Estavam presentes sua ex-mulher, Claudia Villafañe, suas filhas mais velhas, Dalma e Giannina, e também sua companheira mais recente, Veronica Ojeda, com o filho mais novo, Dieguito Fernando, além da outra filha do ex-jogador, Jana Maradona. Apenas um dos filhos reconhecidos, Diego Júnior, não compareceu, por estar na Itália, em tratamento médico por conta do coronavírus.
Também apareceram ex-jogadores que foram companheiros de Maradona -Oscar Ruggeri, Sergio Batista e Jorge Burruchaga- e alguns ídolos argentinos mais recentes, como Carlos Tévez, Martín Palermo e Javier Mascherano.
O presidente argentino, Alberto Fernández, chegou à Casa Rosada de helicóptero no fim da manhã.

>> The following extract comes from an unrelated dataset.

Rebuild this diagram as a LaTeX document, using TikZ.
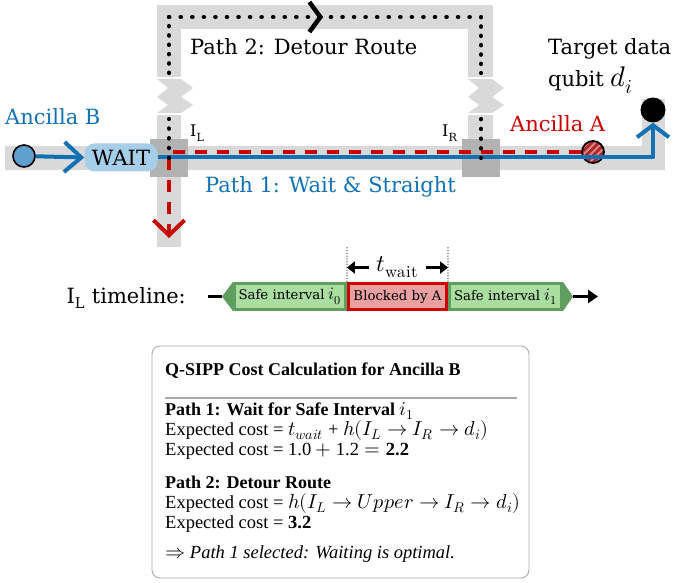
\documentclass[tikz,border=0pt]{standalone}
\usepackage{unicode-math}
\setmainfont{DejaVu Serif}
\setmathfont{Latin Modern Math}[Scale=1.09]
\newfontfamily\boxfont{Liberation Serif}
\usetikzlibrary{arrows.meta, decorations.markings, calc}

\definecolor{track}{RGB}{217,217,217}
\definecolor{junction}{RGB}{178,178,178}
\definecolor{pathblue}{RGB}{16,114,180}
\definecolor{pathred}{RGB}{200,0,0}
\definecolor{ancB}{RGB}{95,160,207}
\definecolor{waitfill}{RGB}{166,206,232}
\definecolor{safefill}{RGB}{170,221,160}
\definecolor{safeedge}{RGB}{96,158,96}
\definecolor{blockfill}{RGB}{234,160,160}
\definecolor{blockedge}{RGB}{204,0,0}
\definecolor{hatchA}{RGB}{170,40,40}
\definecolor{hatchline}{RGB}{226,130,130}
\definecolor{boxedge}{RGB}{170,170,170}

\newcommand{\bigmath}[2]{{\fontsize{#1}{#1}\selectfont$#2$}}

\tikzset{
  lbl/.style={font=\fontsize{21}{24}\selectfont, inner sep=0pt},
  smalllbl/.style={font=\fontsize{16}{18}\selectfont, inner sep=0pt},
  jsq/.style={rectangle, fill=junction, minimum size=38pt, inner sep=0pt},
  waitbox/.style={rectangle, rounded corners=10pt, fill=waitfill, minimum width=73pt,
    minimum height=28pt, inner sep=0pt, font=\fontsize{21}{24}\selectfont},
  blueline/.style={draw=pathblue, line width=4pt, line join=round},
  reddash/.style={draw=pathred, line width=4pt, dash pattern=on 12pt off 10pt},
  dotline/.style={draw=black, line width=4.2pt, line cap=round},
  safebox/.style={rectangle, fill=safefill, draw=safeedge, line width=2.6pt,
    minimum height=26.5pt, inner sep=0pt, font=\fontsize{13.3}{15}\selectfont},
  blockbox/.style={rectangle, fill=blockfill, draw=blockedge, line width=2.6pt,
    minimum height=26.5pt, inner sep=0pt, font=\fontsize{13.3}{15}\selectfont},
  dimarrow/.style={draw=black, line width=2.2pt, -{Triangle[length=8pt,width=12pt]}},
  boxtxt/.style={anchor=base west, inner sep=0pt, font=\boxfont\fontsize{18.5}{20}\selectfont},
  boxbold/.style={anchor=base west, inner sep=0pt, font=\boxfont\bfseries\fontsize{18}{20}\selectfont},
  ancAnode/.style={circle, draw=black, line width=1.8pt, fill=hatchA, minimum size=22pt, inner sep=0pt,
    path picture={\foreach \k in {-28,-21,...,28}{\draw[hatchline, line width=2pt]
      ([shift={(\k-20,20)}]path picture bounding box.center) -- ++(40,-40);}}},
}

\begin{document}
\begin{tikzpicture}[x=1pt, y=-1pt]
\useasboundingbox (0,0) rectangle (673,583);

% lattice tracks
\fill[track] (5,146) rectangle (665,170);
\fill[track] (642,99) rectangle (665,170);
\fill[track] (157,5) rectangle (493,29);
\fill[track] (157,5) rectangle (181,77);
\fill[track] (157,115) rectangle (181,247);
\fill[track] (468,5) rectangle (493,77);
\fill[track] (468,115) rectangle (493,170);
% broken-track zigzags
\foreach \dx in {0,311}{
  \fill[track, xshift=\dx] (157,79) -- (181,79) -- (193,88) -- (181,97) -- (193,105) -- (181,113)
    -- (157,113) -- (168,105) -- (157,97) -- (168,88) -- cycle;
}

% junction cells
\node[jsq] (IL) at (169,158) {};
\node[jsq] (IR) at (481,158) {};

% qubits
\node[circle, draw=black, line width=1.6pt, fill=ancB, minimum size=22pt, inner sep=0pt] (B) at (24,156) {};
\node[circle, fill=black, minimum size=25pt, inner sep=0pt] (tgt) at (653,110) {};
\node[ancAnode] (A) at (593,152) {};
\node[waitbox] (wait) at (121,157.5) {WAIT};

% path 2: detour (dotted)
\coordinate (cLtop) at (169,17);
\coordinate (cRtop) at (481,17);
\coordinate (cLgapT) at (169,73);
\coordinate (cLgapB) at (169,119);
\coordinate (cRgapT) at (481,73);
\coordinate (cRgapB) at (481,119);

% ancilla A moving left then down (red dashed)
\coordinate (redend) at (169,238);
\draw[reddash, -{Straight Barb[length=15pt,width=31pt]}] (A.west) -| (redend);

% path 1: wait & straight (blue)
\draw[blueline, -{Straight Barb[length=17pt,width=30pt]}] (B) -- (wait.west);
\draw[blueline, -{Straight Barb[length=12pt,width=32pt]}] (wait.east) -| (tgt);

\draw[dotline, dash pattern=on 0.4pt off 9.35pt] (IL.center) -- (cLgapB);
\draw[dotline, dash pattern=on 0.4pt off 8.933pt] (cLgapT) -- (cLtop);
\draw[dotline, dash pattern=on 0.4pt off 11.156pt,
  postaction={decorate, decoration={markings, mark=at position 0.494 with
    {\arrow[line width=4.5pt]{Straight Barb[length=11pt,width=30pt]}}}}] (cLtop) -- (cRtop);
\draw[dotline, dash pattern=on 0.4pt off 8.933pt] (cRtop) -- (cRgapT);
\draw[dotline, dash pattern=on 0.4pt off 9.35pt] (cRgapB) -- (IR.center);

% labels
\node[lbl, text=pathblue, anchor=base west] (labB) at (5,125) {Ancilla B};
\node[lbl, anchor=base west] (lab2) at (190,55) {Path 2: Detour Route};
\node[lbl, text=pathblue, anchor=base west] (lab1) at (205,193) {Path 1: Wait \& Straight};
\node[lbl, text=pathred, anchor=base west] (labA) at (510,132) {Ancilla A};
\node[lbl, anchor=base west] (labT1) at (548,55) {Target data};
\node[lbl, anchor=base west] (labT2) at (548,87) {qubit \bigmath{26}{d_i}};
\node[smalllbl, anchor=base west] (labIL) at (190,137) {I\textsubscript{L}};
\node[smalllbl, anchor=base west] (labIR) at (442,137) {I\textsubscript{R}};

% timeline of I_L
\node[lbl, anchor=base east] (tllab) at (186,303) {I\textsubscript{L} timeline:};
\node[safebox, minimum width=111.5pt] (s0) at (290,296.5) {Safe interval \bigmath{16}{i_0}};
\node[blockbox, minimum width=98.5pt] (blk) at (397.5,296.5) {Blocked by A};
\node[safebox, minimum width=112.5pt] (s1) at (505.5,296.5) {Safe interval \bigmath{16}{i_1}};
\coordinate (s0tip) at (222,296.5);
\coordinate (s1tip) at (573,296.5);
\coordinate (axL) at (208,296.5);
\coordinate (axR) at (598,296.5);
\fill[safeedge] (s0.north west) -- (s0tip) -- (s0.south west) -- cycle;
\fill[safeedge] (s1.north east) -- (s1tip) -- (s1.south east) -- cycle;
\draw[line width=2.5pt] (axL) -- (s0tip);
\draw[line width=2.5pt, -{Triangle[length=10pt,width=13pt]}] (s1tip) -- (axR);

% waiting time marker
\coordinate (dimL) at (347,247);
\coordinate (dimR) at (448,247);
\draw[line width=0.8pt, dash pattern=on 1.2pt off 1.6pt] (blk.north west) -- (dimL);
\draw[line width=0.8pt, dash pattern=on 1.2pt off 1.6pt] (blk.north east) -- (dimR);
\node[font=\fontsize{22}{24}\selectfont, inner xsep=8pt, inner ysep=0pt, anchor=base] (tw) at (397.5,272) {$t_{\symup{wait}}$};
\draw[dimarrow] (tw.west) -- (tw.west -| blk.north west);
\draw[dimarrow] (tw.east) -- (tw.east -| blk.north east);

% cost calculation panel
\node[draw=boxedge, line width=0.9pt, rounded corners=8pt, minimum width=377pt, minimum height=232pt,
  inner sep=0pt] (costbox) at (340.5,462) {};
\coordinate (ruleL) at (165,398);
\coordinate (ruleR) at (517,398);
\draw[boxedge, line width=1.2pt] (ruleL) -- (ruleR);
\node[boxbold] (c1) at (165,375) {Q-SIPP Cost Calculation for Ancilla B};
\node[boxbold] (c2) at (165,415) {Path 1: Wait for Safe Interval $i_1$};
\node[boxtxt] (c3) at (165,435) {Expected cost = $t_{wait}$ + $h(I_L \rightarrow I_R \rightarrow d_i)$};
\node[boxtxt] (c4) at (165,455) {Expected cost = 1.0${}+{}$1.2${}={}$\textbf{2.2}};
\node[boxbold] (c5) at (165,488) {Path 2: Detour Route};
\node[boxtxt] (c6) at (165,508) {Expected cost = $h(I_L \rightarrow Upper \rightarrow I_R \rightarrow d_i)$};
\node[boxtxt] (c7) at (165,528) {Expected cost = \textbf{3.2}};
\node[boxtxt] (c8) at (165,558) {$\Rightarrow$ \textit{Path 1 selected: Waiting is optimal.}};
\end{tikzpicture}
\end{document}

Com os olhos marejados, caminhou até as grades que o separavam dos torcedores e tirou selfies. Já dentro da sede do governo, se aproximou do caixão e deixou sobre ele uma camiseta 10 do Argentinos Juniors, time do qual é torcedor e onde Maradona iniciou sua carreira.
Fernández também pôs ali um lenço das Mães da Praça de Maio, organização de direitos humanos que busca os desaparecidos da ditadura militar (1976-1983) e com quem Maradona tinha forte vínculo. Houve um minuto de silêncio e cumprimentos do presidente à Claudia Villafañe, Dalma e Giannina.
A bandeira argentina localizada no meio da Praça de Maio está a meio-pau. Fernández decretou na quarta-feira luto oficial de três dias.
Depois da cerimônia na Casa Rosada, o corpo será levado ao cemitério de Bella Vista.